**Data segment**:
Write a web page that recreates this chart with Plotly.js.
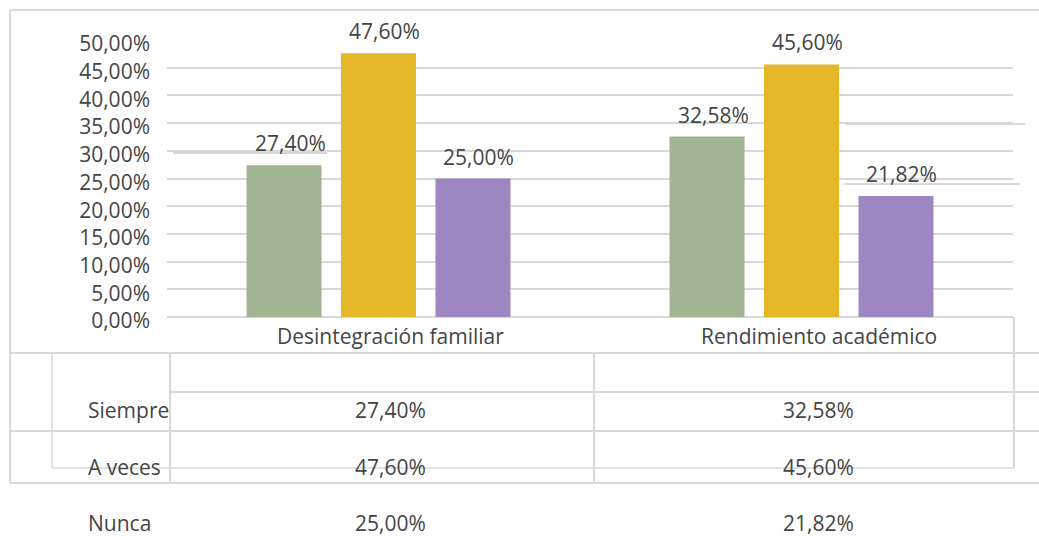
<!DOCTYPE html>
<html>
<head>
<meta charset="utf-8">
<script src="https://cdn.plot.ly/plotly-3.0.1.min.js"></script>
<style>html,body{margin:0;padding:0;background:#fff;}#chart{width:1039px;height:537px;}</style>
</head>
<body>
<div id="chart"></div>
<script>
// ---- data ----
const categories = ['Desintegración familiar', 'Rendimiento académico'];
const seriesNames = ['Siempre', 'A veces', 'Nunca'];
const siempre = [0.2740, 0.3258];
const aVeces = [0.4760, 0.4560];
const nunca = [0.2500, 0.2182];
const yTicks = [0, 0.05, 0.10, 0.15, 0.20, 0.25, 0.30, 0.35, 0.40, 0.45, 0.50];

// ---- styles ----
const colors = ['#A1B493', '#E5B829', '#9E86C0'];
const seriesValues = [siempre, aVeces, nunca];
const W = 1039, H = 537;
const M = {l: 167, r: 26, t: 40, b: 220};
const PW = W - M.l - M.r, PH = H - M.t - M.b;
const FONT = 'Open Sans, sans-serif';
const TXT = '#454545';
const LINE = '#D9D9D9';
const BARGAP = 0.33, GROUPGAP = 0.206;
const catShift = [12, 17];

function fmt(v) { return (v * 100).toFixed(2).replace('.', ',') + '%'; }
function px(x) { return (x - M.l) / PW; }
function py(y) { return (M.t + PH - y) / PH; }

const traces = seriesNames.map((name, s) => ({
  type: 'bar', name: name, x: categories, y: seriesValues[s],
  marker: {color: colors[s]}, hoverinfo: 'skip'
}));

const annotations = [];
const slot = (1 - BARGAP) / seriesNames.length;
seriesValues.forEach((vals, s) => {
  vals.forEach((v, i) => {
    annotations.push({
      x: i + (s - 1) * slot, y: v, xref: 'x', yref: 'y',
      text: fmt(v), showarrow: false, yanchor: 'middle', yshift: 22, xshift: 6,
      font: {family: FONT, size: 21, color: TXT}
    });
  });
});
// category labels
categories.forEach((c, i) => {
  annotations.push({x: i, y: py(336), xref: 'x', yref: 'paper', text: c, showarrow: false,
    yanchor: 'middle', xshift: catShift[i], font: {family: FONT, size: 21, color: TXT}});
});
// data table
const rowY = [410, 467, 523];
seriesNames.forEach((name, s) => {
  annotations.push({x: px(86), y: py(rowY[s]), xref: 'paper', yref: 'paper', text: name,
    showarrow: false, xanchor: 'left', yanchor: 'middle', font: {family: FONT, size: 21, color: TXT}});
  seriesValues[s].forEach((v, i) => {
    annotations.push({x: i, y: py(rowY[s]), xref: 'x', yref: 'paper', text: fmt(v),
      showarrow: false, yanchor: 'middle', xshift: catShift[i], font: {family: FONT, size: 21, color: TXT}});
  });
});

const shapes = [];
function hline(y, x0, x1, w, col, layer) {
  shapes.push({type: 'line', xref: 'paper', yref: 'paper', x0: px(x0), x1: px(x1), y0: py(y), y1: py(y),
    line: {color: col || LINE, width: w || 2}, layer: layer || 'above'});
}
function vline(x, y0, y1, w) {
  shapes.push({type: 'line', xref: 'paper', yref: 'paper', x0: px(x), x1: px(x), y0: py(y0), y1: py(y1),
    line: {color: LINE, width: w || 2}, layer: 'above'});
}
function mask(x0, x1, y0, y1) {
  shapes.push({type: 'rect', xref: 'paper', yref: 'paper', x0: px(x0), x1: px(x1), y0: py(y0), y1: py(y1),
    line: {width: 0}, fillcolor: '#ffffff', layer: 'between'});
}
// gridline glitches around labels
mask(165, 341, 149.2, 152.4);
hline(153, 173, 327, 2, LINE, 'between');
mask(841, 1016, 121.3, 124.9);
hline(124, 845, 1025, 2, LINE, 'between');
mask(841, 1016, 176.7, 180.3);
hline(184, 844, 1020, 2, LINE, 'between');
// outer border
hline(10, 10, 1039);
vline(10, 10, 483);
// table grid
vline(1014, 317, 468);
hline(353, 10, 1039);
hline(392, 170, 1039);
hline(431, 10, 1039);
hline(468, 52, 1014, 1.5);
hline(483, 10, 1039);
vline(52, 353, 468, 1.5);
vline(170, 353, 483);
vline(594, 353, 483);

const layout = {
  width: W, height: H, margin: M,
  paper_bgcolor: '#ffffff', plot_bgcolor: '#ffffff',
  showlegend: false, barmode: 'group', bargap: BARGAP, bargroupgap: GROUPGAP,
  separators: ', ',
  font: {family: FONT, size: 21, color: TXT},
  xaxis: {type: 'category', showticklabels: false, showgrid: false, zeroline: false, showline: false, fixedrange: true},
  yaxis: {range: [0, 0.5], tickvals: yTicks, tickformat: '.2%', showgrid: true, gridcolor: LINE, gridwidth: 2,
    zeroline: true, zerolinecolor: LINE, zerolinewidth: 2, showline: false, ticks: '', ticklabelstandoff: 16,
    ticklabelshift: 4, tickfont: {family: FONT, size: 21, color: TXT}, fixedrange: true},
  annotations: annotations, shapes: shapes
};

Plotly.newPlot('chart', traces, layout, {displayModeBar: false, staticPlot: true});
</script>
</body>
</html>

**Task goal**:
Copy the whole of the material above exactly, but not its images.

**Correct answer**:
Write a web page that recreates this chart with Plotly.js.
<!DOCTYPE html>
<html>
<head>
<meta charset="utf-8">
<script src="https://cdn.plot.ly/plotly-3.0.1.min.js"></script>
<style>html,body{margin:0;padding:0;background:#fff;}#chart{width:1039px;height:537px;}</style>
</head>
<body>
<div id="chart"></div>
<script>
// ---- data ----
const categories = ['Desintegración familiar', 'Rendimiento académico'];
const seriesNames = ['Siempre', 'A veces', 'Nunca'];
const siempre = [0.2740, 0.3258];
const aVeces = [0.4760, 0.4560];
const nunca = [0.2500, 0.2182];
const yTicks = [0, 0.05, 0.10, 0.15, 0.20, 0.25, 0.30, 0.35, 0.40, 0.45, 0.50];

// ---- styles ----
const colors = ['#A1B493', '#E5B829', '#9E86C0'];
const seriesValues = [siempre, aVeces, nunca];
const W = 1039, H = 537;
const M = {l: 167, r: 26, t: 40, b: 220};
const PW = W - M.l - M.r, PH = H - M.t - M.b;
const FONT = 'Open Sans, sans-serif';
const TXT = '#454545';
const LINE = '#D9D9D9';
const BARGAP = 0.33, GROUPGAP = 0.206;
const catShift = [12, 17];

function fmt(v) { return (v * 100).toFixed(2).replace('.', ',') + '%'; }
function px(x) { return (x - M.l) / PW; }
function py(y) { return (M.t + PH - y) / PH; }

const traces = seriesNames.map((name, s) => ({
  type: 'bar', name: name, x: categories, y: seriesValues[s],
  marker: {color: colors[s]}, hoverinfo: 'skip'
}));

const annotations = [];
const slot = (1 - BARGAP) / seriesNames.length;
seriesValues.forEach((vals, s) => {
  vals.forEach((v, i) => {
    annotations.push({
      x: i + (s - 1) * slot, y: v, xref: 'x', yref: 'y',
      text: fmt(v), showarrow: false, yanchor: 'middle', yshift: 22, xshift: 6,
      font: {family: FONT, size: 21, color: TXT}
    });
  });
});
// category labels
categories.forEach((c, i) => {
  annotations.push({x: i, y: py(336), xref: 'x', yref: 'paper', text: c, showarrow: false,
    yanchor: 'middle', xshift: catShift[i], font: {family: FONT, size: 21, color: TXT}});
});
// data table
const rowY = [410, 467, 523];
seriesNames.forEach((name, s) => {
  annotations.push({x: px(86), y: py(rowY[s]), xref: 'paper', yref: 'paper', text: name,
    showarrow: false, xanchor: 'left', yanchor: 'middle', font: {family: FONT, size: 21, color: TXT}});
  seriesValues[s].forEach((v, i) => {
    annotations.push({x: i, y: py(rowY[s]), xref: 'x', yref: 'paper', text: fmt(v),
      showarrow: false, yanchor: 'middle', xshift: catShift[i], font: {family: FONT, size: 21, color: TXT}});
  });
});

const shapes = [];
function hline(y, x0, x1, w, col, layer) {
  shapes.push({type: 'line', xref: 'paper', yref: 'paper', x0: px(x0), x1: px(x1), y0: py(y), y1: py(y),
    line: {color: col || LINE, width: w || 2}, layer: layer || 'above'});
}
function vline(x, y0, y1, w) {
  shapes.push({type: 'line', xref: 'paper', yref: 'paper', x0: px(x), x1: px(x), y0: py(y0), y1: py(y1),
    line: {color: LINE, width: w || 2}, layer: 'above'});
}
function mask(x0, x1, y0, y1) {
  shapes.push({type: 'rect', xref: 'paper', yref: 'paper', x0: px(x0), x1: px(x1), y0: py(y0), y1: py(y1),
    line: {width: 0}, fillcolor: '#ffffff', layer: 'between'});
}
// gridline glitches around labels
mask(165, 341, 149.2, 152.4);
hline(153, 173, 327, 2, LINE, 'between');
mask(841, 1016, 121.3, 124.9);
hline(124, 845, 1025, 2, LINE, 'between');
mask(841, 1016, 176.7, 180.3);
hline(184, 844, 1020, 2, LINE, 'between');
// outer border
hline(10, 10, 1039);
vline(10, 10, 483);
// table grid
vline(1014, 317, 468);
hline(353, 10, 1039);
hline(392, 170, 1039);
hline(431, 10, 1039);
hline(468, 52, 1014, 1.5);
hline(483, 10, 1039);
vline(52, 353, 468, 1.5);
vline(170, 353, 483);
vline(594, 353, 483);

const layout = {
  width: W, height: H, margin: M,
  paper_bgcolor: '#ffffff', plot_bgcolor: '#ffffff',
  showlegend: false, barmode: 'group', bargap: BARGAP, bargroupgap: GROUPGAP,
  separators: ', ',
  font: {family: FONT, size: 21, color: TXT},
  xaxis: {type: 'category', showticklabels: false, showgrid: false, zeroline: false, showline: false, fixedrange: true},
  yaxis: {range: [0, 0.5], tickvals: yTicks, tickformat: '.2%', showgrid: true, gridcolor: LINE, gridwidth: 2,
    zeroline: true, zerolinecolor: LINE, zerolinewidth: 2, showline: false, ticks: '', ticklabelstandoff: 16,
    ticklabelshift: 4, tickfont: {family: FONT, size: 21, color: TXT}, fixedrange: true},
  annotations: annotations, shapes: shapes
};

Plotly.newPlot('chart', traces, layout, {displayModeBar: false, staticPlot: true});
</script>
</body>
</html>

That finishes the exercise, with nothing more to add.